County hires emergency management director

May 16—Santa Fe County has a new director of its Office of Emergency Management, which residents and county leaders alike have recently criticized for shortcomings.

Don "Brad" Call was hired April 20, county spokeswoman Olivia Romo wrote in an email Thursday. He earns $52.61 per hour, the equivalent of about $109,400 per year.

He comes from Cascade County, Mont., where he spent the last four years as director of emergency management. Before that, he served as a Community Emergency Response Team member and lead public information officer in Arizona; a Regional Emergency Preparedness Planner for Jackson County, Mo.; and a team lead contractor providing emergency support after Hurricane Harvey in Texas in 2017, a county news release Thursday said.

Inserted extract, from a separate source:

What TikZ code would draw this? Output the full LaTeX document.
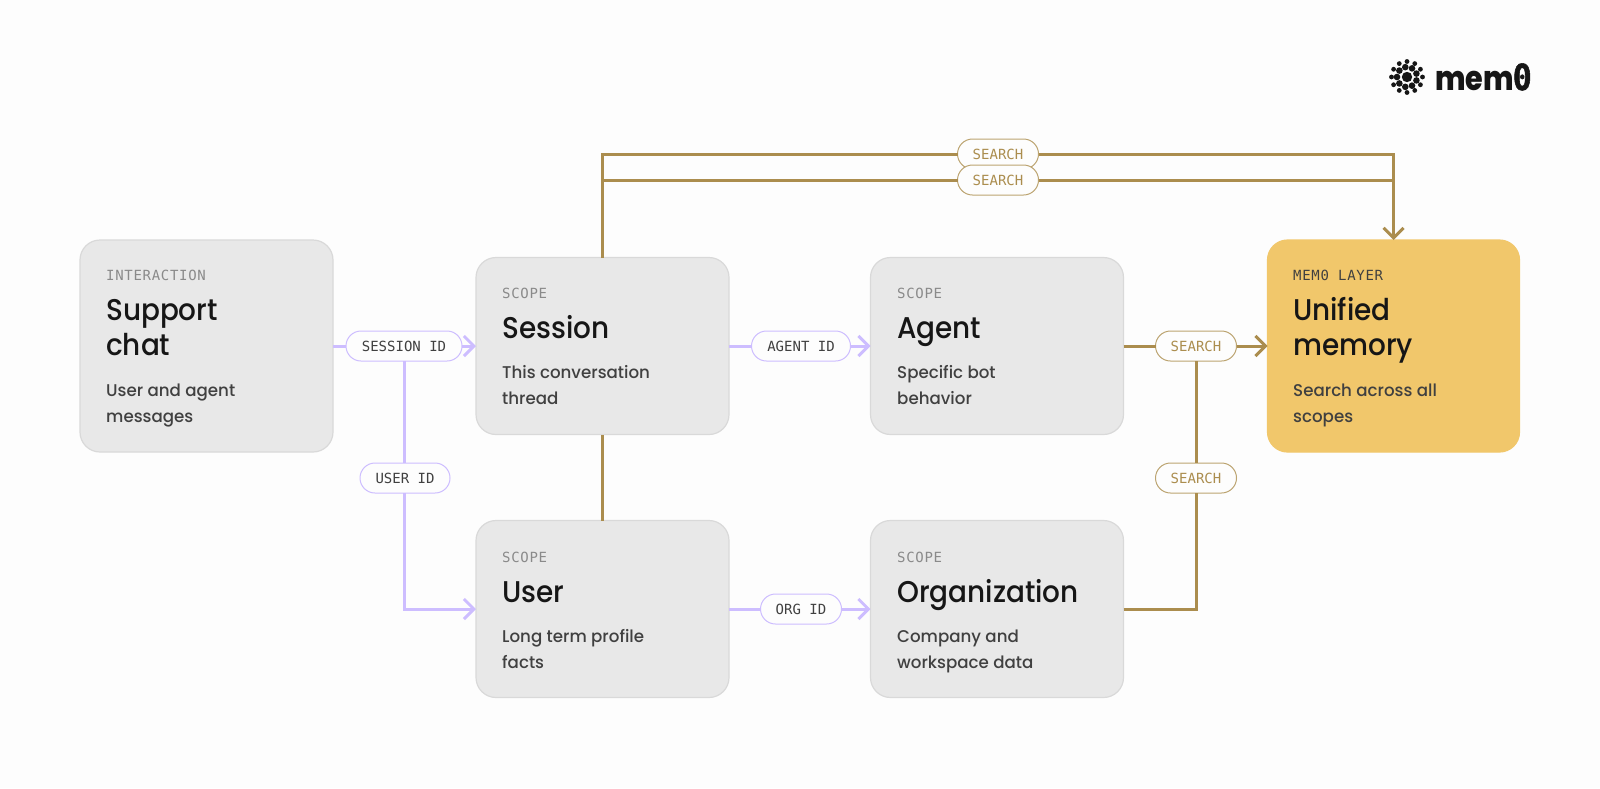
\documentclass[tikz,border=0pt]{standalone}
\usepackage{fontspec}
\usetikzlibrary{arrows.meta}
\setmainfont{Poppins Medium}
\newfontfamily\titlef{Poppins Medium}[FakeStretch=0.93]
\newfontfamily\descf{Poppins Medium}[FakeStretch=0.98]
\newfontfamily\monof{DejaVu Sans Mono}
\newfontfamily\tagf{DejaVu Sans Mono}[LetterSpace=5]
\newfontfamily\logof{Poppins ExtraBold}[FakeStretch=0.84]
\newfontfamily\logoz{DejaVu Sans Mono Bold}[FakeStretch=0.88,FakeBold=1.5]
\definecolor{bgc}{HTML}{FDFDFD}
\definecolor{boxf}{HTML}{E8E8E8}
\definecolor{boxd}{HTML}{D9D9D9}
\definecolor{gold}{HTML}{F1C76B}
\definecolor{brownl}{HTML}{AB8D4E}
\definecolor{purp}{HTML}{CDBDFF}
\definecolor{tagc}{HTML}{8A8A8A}
\definecolor{inkc}{HTML}{161616}
\definecolor{descc}{HTML}{404040}
\tikzset{
  x=1pt,y=-1pt,
  card/.style={rectangle,rounded corners=20pt,draw=boxd,line width=1.2pt,fill=boxf,minimum width=253pt,inner sep=0pt,outer sep=0pt,anchor=north west},
  goldcard/.style={card,draw=gold,fill=gold,minimum width=252pt},
  tagt/.style={anchor=base west,inner sep=0pt,font=\tagf\fontsize{14}{14}\selectfont,text=tagc},
  titlet/.style={anchor=base west,inner sep=0pt,font=\titlef\fontsize{30}{30}\selectfont,text=inkc},
  desct/.style={anchor=base west,inner sep=0pt,font=\descf\fontsize{17}{17}\selectfont,text=descc},
  pill/.style={rectangle,rounded corners=15pt,minimum height=30pt,inner sep=0pt,outer sep=0pt,fill=bgc,line width=1pt,font=\monof\fontsize{14}{14}\selectfont},
  ppill/.style={pill,draw=purp,text=descc},
  bpill/.style={pill,draw=brownl!80!white,text=brownl},
  pline/.style={draw=purp,line width=3pt},
  bline/.style={draw=brownl,line width=3pt},
  tipb/.style={-{Straight Barb[length=10pt,width=20pt,line width=3pt]}},
}
\begin{document}
\begin{tikzpicture}
\useasboundingbox (0,0) rectangle (1600,788);
\fill[bgc] (0,0) rectangle (1600,788);

% cards
\node[card,minimum height=212pt] (chat) at (80,240) {};
\node[tagt] (chatT) at (106,280) {INTERACTION};
\node[titlet] (chatA) at (106,320) {Support};
\node[titlet] (chatB) at (106,355) {chat};
\node[desct] (chatC) at (106,396) {User and agent};
\node[desct] (chatD) at (106,422) {messages};

\node[card,minimum height=177pt] (session) at (476,257.5) {};
\node[tagt] (sessT) at (502,298) {SCOPE};
\node[titlet] (sessA) at (502,338) {Session};
\node[desct] (sessC) at (502,378) {This conversation};
\node[desct] (sessD) at (502,404) {thread};

\node[card,minimum height=177pt] (agent) at (870.5,257.5) {};
\node[tagt] (agT) at (897,298) {SCOPE};
\node[titlet] (agA) at (897,338) {Agent};
\node[desct] (agC) at (897,378) {Specific bot};
\node[desct] (agD) at (897,404) {behavior};

\node[card,minimum height=177pt] (user) at (476,520.5) {};
\node[tagt] (usT) at (502,562) {SCOPE};
\node[titlet] (usA) at (502,602) {User};
\node[desct] (usC) at (502,642) {Long term profile};
\node[desct] (usD) at (502,668) {facts};

\node[card,minimum height=177pt] (org) at (870.5,520.5) {};
\node[tagt] (orT) at (897,562) {SCOPE};
\node[titlet] (orA) at (897,602) {Organization};
\node[desct] (orC) at (897,642) {Company and};
\node[desct] (orD) at (897,668) {workspace data};

\node[goldcard,minimum height=212pt] (mem) at (1267.5,240) {};
\node[tagt,text=descc] (memT) at (1293,280) {MEM0 LAYER};
\node[titlet] (memA) at (1293,320) {Unified};
\node[titlet] (memB) at (1293,355) {memory};
\node[desct] (memC) at (1293,396) {Search across all};
\node[desct] (memD) at (1293,422) {scopes};

% pills
\node[ppill,minimum width=116pt] (pS) at (404,346) {SESSION ID};
\node[ppill,minimum width=90pt] (pU) at (405,478) {USER ID};
\node[ppill,minimum width=99pt] (pA) at (801,346) {AGENT ID};
\node[ppill,minimum width=81pt] (pO) at (801,609) {ORG ID};
\node[bpill,minimum width=81pt] (sT) at (998,154) {SEARCH};
\node[bpill,minimum width=81pt] (sB) at (998,180) {SEARCH};
\node[bpill,minimum width=81pt] (sR) at (1196,346) {SEARCH};
\node[bpill,minimum width=81pt] (sL) at (1196,478) {SEARCH};

% connectors
\draw[pline] (chat.east) -- (pS.west);
\draw[pline,tipb] (pS.east) -- (session.west);
\draw[pline] (pS.south) -- (pS.south|-pU.north);
\draw[pline,tipb] (pS.south|-pU.south) |- (user.west);
\draw[pline] (session.east) -- (pA.west);
\draw[pline,tipb] (pA.east) -- (agent.west);
\draw[pline] (user.east) -- (pO.west);
\draw[pline,tipb] (pO.east) -- (org.west);
\draw[bline] (user.north) -- (session.south);
\draw[bline] (session.north) |- (sT.west);
\draw[bline] (session.north) |- (sB.west);
\draw[bline] (sB.east) -- (mem.north|-sB.east);
\draw[bline,tipb] (sT.east) -| (mem.north);
\draw[bline] (agent.east) -- (sR.west);
\draw[bline,tipb] (sR.east) -- (mem.west);
\draw[bline] (sR.south) -- (sL.north);
\draw[bline] (org.east) -| (sL.south);

% logo
\fill[inkc] (1407,77) circle (5.2);
\foreach \a in {0,40,...,320}{\fill[inkc] (1407,77) ++(\a+20:10) circle (3.3);}
\foreach \a in {0,30,...,330}{\fill[inkc] (1407,77) ++(\a:15.5) circle (2.4);}
\node[anchor=base west,inner sep=0pt,font=\logof\fontsize{34}{34}\selectfont,text=inkc] (logo) at (1435,90) {mem\kern-1pt{\logoz\fontsize{36}{36}\selectfont 0}};
\end{tikzpicture}
\end{document}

Call has a master's degree in emergency management and homeland security from Arizona State University. He also has a bachelor's degree in business and human resource management from Northern Arizona University and a master's degree in organizational management from the University of Phoenix.

Santa Fe County's Office of Emergency Management has been in transition as it moves from being a unit of the Fire Department to a standalone office under County Manager Greg Shaffer at the recommendation of a county task force and public safety consulting firm. An "immediate focus" of the restructured office will be creating a Local Emergency Planning Committee and Community Emergency Response Team, the county news release said.

State and federal laws require the county to have an active emergency planning committee made up of diverse stakeholders, but the State Emergency Response Commission, charged with appointing those members, has failed to do so in recent years in several New Mexico counties. County and state leaders agreed last month setting up such a committee is a priority after residents raised the alarm on the county's noncompliance with the law.

Once established, a local committee would create and regularly update an emergency response plan, which Santa Fe County has not updated since 2007.

Call said his team will follow a "road map" of dozens of recommendations the Fairfax, Va.-based consulting firm Federal Engineering, Inc. presented to the County Commission in November to shore up the county's emergency planning.

"As your new OEM director, I stand ready to serve this community and its citizens, working with them to be better prepared and, ultimately, resilient in the face of both natural and man-made disasters," Call wrote in a statement.